Sramana Mitra: Did you launch as a software company or as a marketplace?
Diego Gomes: I launched it as a software company. The first year was very challenging. Although we were having a little bit of success in selling to customers, the problem was that they were buying a content marketing platform, but they weren’t creating enough content.
They wouldn’t renew and as a result we didn’t have a great retention rate. We noticed that we needed to provide more than just the software. We needed to provide a talent marketplace for them to start hiring talent and build long-term relationships with freelancers, otherwise we wouldn’t be able to succeed.

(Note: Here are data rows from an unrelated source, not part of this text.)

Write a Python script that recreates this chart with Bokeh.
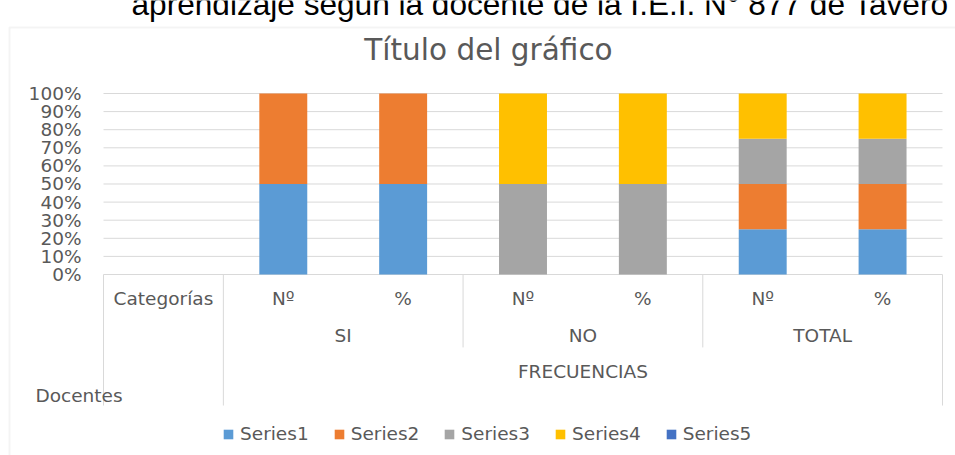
from bokeh.plotting import figure
from bokeh.models import (ColumnDataSource, Range1d, FixedTicker, NumeralTickFormatter,
                          Label, Legend, LegendItem, BoxAnnotation)
from bokeh.core.properties import value
from bokeh.embed import file_html
from bokeh.resources import INLINE

# ---------------- data ----------------
categories = ["Categorías", "Nº", "%", "Nº", "%", "Nº", "%"]
groups = ["SI", "NO", "TOTAL"]
outer_group = ["FRECUENCIAS"]
axis_title = "Docentes"
series_names = ["Series1", "Series2", "Series3", "Series4", "Series5"]
series1 = [0, 50, 50, 0, 0, 25, 25]
series2 = [0, 50, 50, 0, 0, 25, 25]
series3 = [0, 0, 0, 50, 50, 25, 25]
series4 = [0, 0, 0, 50, 50, 25, 25]
series5 = [0, 0, 0, 0, 0, 0, 0]
colors = ["#5B9BD5", "#ED7D31", "#A5A5A5", "#FFC000", "#4472C4"]
yticks = [0, 0.1, 0.2, 0.3, 0.4, 0.5, 0.6, 0.7, 0.8, 0.9, 1.0]
chart_title = "Título del gráfico"
caption = "aprendizaje según la docente de la I.E.I. N° 877 de Tavero"

TXT = "#595959"
GRID = "#D9D9D9"
FONT = "DejaVu Sans"

n = len(categories)
xs = [i + 0.5 for i in range(n)]
all_series = [series1, series2, series3, series4, series5]
totals = [sum(s[i] for s in all_series) for i in range(n)]
data = {"x": xs}
for name, vals in zip(series_names, all_series):
    data[name] = [v / t if t else 0 for v, t in zip(vals, totals)]
src = ColumnDataSource(data)

p = figure(width=955, height=455, output_backend="svg", toolbar_location=None,
           x_range=Range1d(-0.8594, 7.1085), y_range=Range1d(-1.0, 1.5138),
           min_border_left=0, min_border_right=0, min_border_top=0, min_border_bottom=0)
p.outline_line_color = None
p.xaxis.visible = False
p.xgrid.visible = False
p.ygrid.visible = False
p.yaxis.fixed_location = 0
p.yaxis.ticker = FixedTicker(ticks=yticks)
p.yaxis.formatter = NumeralTickFormatter(format="0%")
p.yaxis.axis_line_color = None
p.yaxis.major_tick_line_color = None
p.yaxis.minor_tick_line_color = None
p.yaxis.major_tick_out = 0
p.yaxis.major_tick_in = 0
p.yaxis.minor_tick_out = 0
p.yaxis.major_label_standoff = 22
p.yaxis.major_label_text_font = FONT
p.yaxis.major_label_text_font_size = "18.5px"
p.yaxis.major_label_text_color = TXT

# horizontal gridlines over the plot area
p.segment(x0=[0] * len(yticks), y0=yticks, x1=[n] * len(yticks), y1=yticks,
          line_color=GRID, line_width=1)

rs = p.vbar_stack(series_names, x="x", width=0.4, color=colors, line_color=None, source=src)

# category table lines
p.segment(x0=[0, 1, 3, 5, 7], y0=[0] * 5, x1=[0, 1, 3, 5, 7],
          y1=[-0.724, -0.724, -0.403, -0.403, -0.724], line_color=GRID, line_width=1)

# level labels
p.text(x=xs, y=[-0.133] * n, text=categories, text_align="center", text_baseline="middle",
       text_font=value(FONT), text_font_size="18.5px", text_color=TXT)
p.text(x=[2, 4, 6], y=[-0.337] * 3, text=groups, text_align="center", text_baseline="middle",
       text_font=value(FONT), text_font_size="18.5px", text_color=TXT)
p.text(x=[4], y=[-0.536], text=outer_group, text_align="center", text_baseline="middle",
       text_font=value(FONT), text_font_size="18.5px", text_color=TXT)
p.add_layout(Label(x=-0.5674, y=-0.6685, text=axis_title, text_align="left", text_baseline="middle",
                   text_font=FONT, text_font_size="18.5px", text_color=TXT))

# title & caption
p.add_layout(Label(x=3.212, y=1.2376, text=chart_title, text_align="center", text_baseline="middle",
                   text_font=FONT, text_font_size="29.5px", text_color=TXT))
p.add_layout(Label(x=0.2336, y=1.4972, text=caption, text_align="left", text_baseline="alphabetic",
                   text_font="Liberation Sans", text_font_size="31.6px", text_color="#000000"))

# chart border
p.add_layout(BoxAnnotation(left=-0.7843, right=9, top=1.3646, bottom=-3, fill_color=None,
                           fill_alpha=0, line_color=GRID, line_width=2))

legend = Legend(items=[LegendItem(label=nm, renderers=[r]) for nm, r in zip(series_names, rs)],
                orientation="horizontal", location=(222, 11))
legend.glyph_width = 12
legend.glyph_height = 12
legend.label_height = 12
legend.label_standoff = 6
legend.spacing = 24
legend.padding = 0
legend.margin = 0
legend.border_line_color = None
legend.background_fill_alpha = 0
legend.label_text_font = FONT
legend.label_text_font_size = "18.5px"
legend.label_text_color = TXT
p.add_layout(legend)

open("out.html", "w").write(file_html(p, INLINE))
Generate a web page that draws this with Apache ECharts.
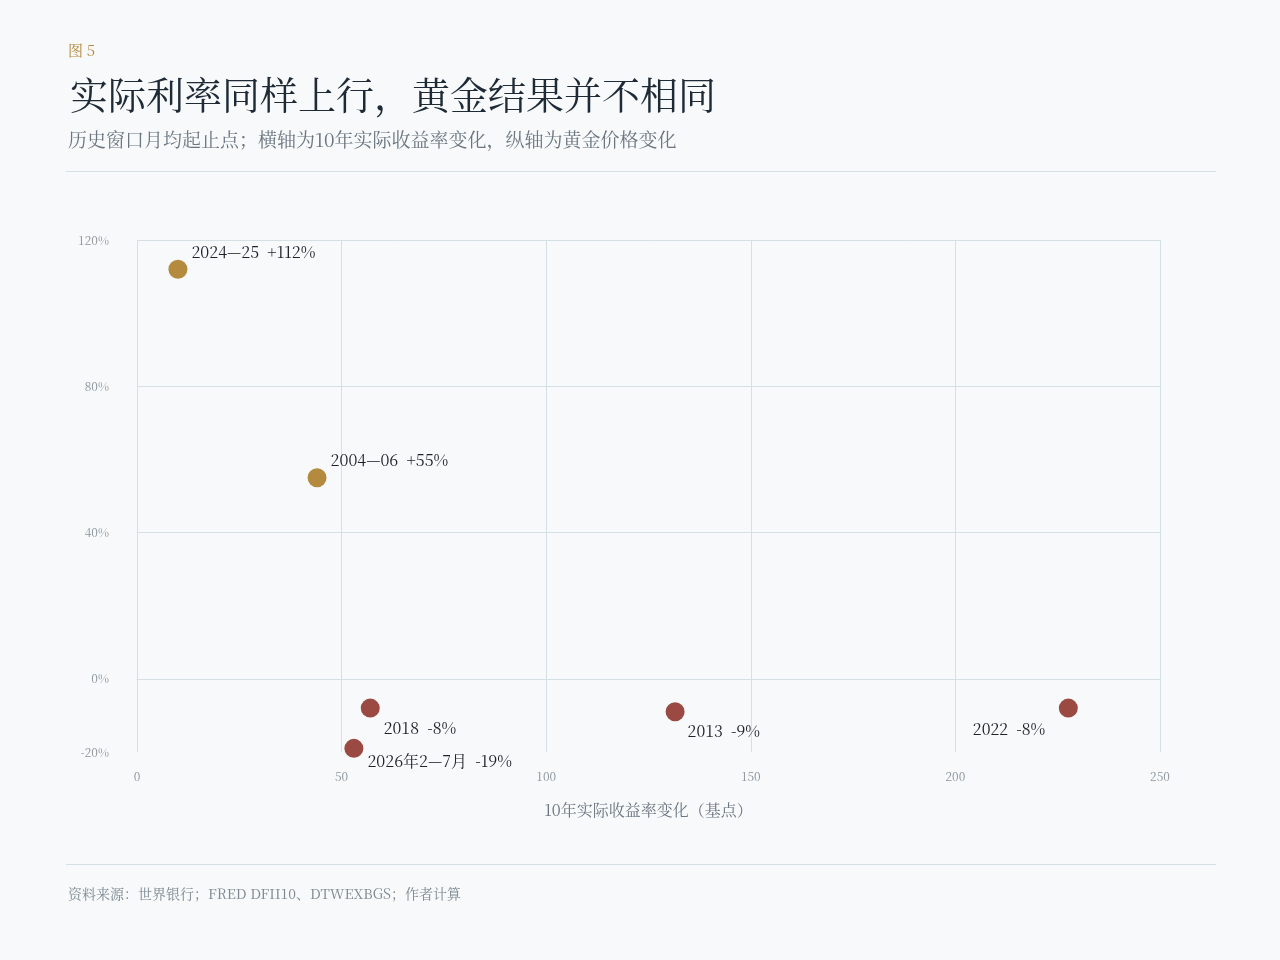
<!DOCTYPE html>
<html><head><meta charset="utf-8">
<script src="https://cdn.jsdelivr.net/npm/echarts@6/dist/echarts.min.js"></script>
<style>html,body{margin:0;background:#f7f9fa}#c{width:1280px;height:960px}</style>
</head><body><div id="c"></div>
<script>
const names = ['2024—25','2004—06','2018','2026年2—7月','2013','2022'];
const xChange = [10, 44, 57, 53, 131.5, 227.6];
const goldChange = [112, 55, -8, -19, -9, -8];
const labelText = ['2024—25  +112%','2004—06  +55%','2018  -8%','2026年2—7月  -19%','2013  -9%','2022  -8%'];
const colors = ['#b48a3e','#b48a3e','#9a4a42','#9a4a42','#9a4a42','#9a4a42'];
const labelPos = [[23,-16],[23,-16],[23,21],[23,14],[22,21],[-86,22]];
const yTicks = [-20, 0, 40, 80, 120];
const F = '"Noto Serif CJK SC","Liberation Serif","Noto Sans CJK SC",serif';
const grid = '#d5e0e4';
const chart = echarts.init(document.getElementById('c'));
chart.setOption({
  backgroundColor:'#f7f9fa',
  textStyle:{fontFamily:F},
  graphic:[
    {type:'text',left:68,top:43,style:{text:'图 5',fill:'#b48a3e',font:'15px '+F,letterSpacing:2}},
    {type:'text',left:70,top:76,style:{text:'实际利率同样上行，黄金结果并不相同',fill:'#1e2a36',font:'38px '+F,letterSpacing:7}},
    {type:'text',left:68,top:130,style:{text:'历史窗口月均起止点；横轴为10年实际收益率变化，纵轴为黄金价格变化',fill:'#6b7680',font:'19px '+F,letterSpacing:3.2}},
    {type:'rect',shape:{x:66,y:171,width:1150,height:1},style:{fill:'#d5e0e4'}},
    {type:'rect',shape:{x:66,y:864,width:1150,height:1},style:{fill:'#d5e0e4'}},
    {type:'text',left:68,top:887,style:{text:'资料来源：世界银行；FRED DFII10、DTWEXBGS；作者计算',fill:'#7d8891',font:'14px '+F,letterSpacing:1}}
  ],
  grid:{left:137,right:120,top:240,bottom:208},
  xAxis:{type:'value',min:0,max:250,interval:50,
    name:'10年实际收益率变化（基点）',nameLocation:'middle',nameGap:50,
    nameTextStyle:{color:'#6b7680',fontSize:16,fontFamily:F,letterSpacing:1.5},
    axisLine:{show:true,lineStyle:{color:grid}},axisTick:{show:false},
    axisLabel:{color:'#8a949c',fontSize:12,margin:18,fontFamily:F},
    splitLine:{show:true,lineStyle:{color:grid}}},
  yAxis:{type:'value',min:-20,max:120,interval:20,
    axisLine:{show:true,lineStyle:{color:grid}},axisTick:{show:false},
    axisLabel:{color:'#8a949c',fontSize:12,margin:28,fontFamily:F,
      formatter:v=>yTicks.includes(v)?v+'%':''},
    splitLine:{show:false}},
  series:[{
    type:'scatter',symbolSize:19,
    data:names.map((n,i)=>({name:n,value:[xChange[i],goldChange[i]],
      itemStyle:{color:colors[i],opacity:1},
      label:{show:true,formatter:labelText[i],position:labelPos[i],color:'#1e2228',fontSize:16,fontFamily:F}})),
    markLine:{silent:true,symbol:'none',label:{show:false},
      lineStyle:{color:grid,type:'solid',width:1},
      data:yTicks.filter(v=>v>-20).map(v=>({yAxis:v}))}
  }]
});
</script></body></html>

Around six months in, we started selling our software and access to the marketplace and that’s when things started to work. Our first ten customers were our close friends in the marketing industry. They were risk takers who were excited about the decision.
Out of this group, we noticed that the ones having more success were the ones leveraging our talent community. Once we opened it up to everyone, we started getting traction in reaching to more customers.
Sramana Mitra: In that transition did you stop selling the software and did you completely move into the marketplace model?
Diego Gomes: No, we never shifted to a pure marketplace model. We always kept evolving the software to provide better integration with the marketplace to properly help them manage the content.
Sramana Mitra: You sell the software as well?
Diego Gomes: Yes, we have a content marketing software, website hosting solution, and we also have an interactive content marketing platform beyond the marketplace.
Sramana Mitra: Let’s go back to the beginning in 2013. What level of traction did you get? Whom did you succeed in selling to? What did you learn from that?
Diego Gomes: It was a challenging year in 2013. The first customers we had were small businesses. We were attracting them through our blog and social media channels. We were very evangelistic when preaching about content marketing, how it works, and educating the Brazilian market.
After six months of failing at being able to acquire customers systematically and getting good retention rates, we decided to shift completely to an inbound sales model to sell the software, marketplace, and professional services.
I remember that we had a conversation with my co-founders because we were in a hard situation. We were bootstrapping and it was very hard to pay the bills. We made a promise that if we couldn’t make 100 customers in six months that we would close the business.
The deadline that we set was October of 2013. This was a powerful decision for us because we started to segregate jobs. One would handle the customer relationships, the other would run every marketing demand generation effort, and I would run the sales. Every effort and initiative in the company at that point was to get us to the first 100 customers.
It was a big success in the first month of adopting the new model because we closed eight customers. In the second month, we closed 20 customers and in the last month we added another 25 customers.
It started growing after that. It was a very big initial victory for us because it was the first moment that we had a shared belief that this was a real business and that there was a demand for what we do.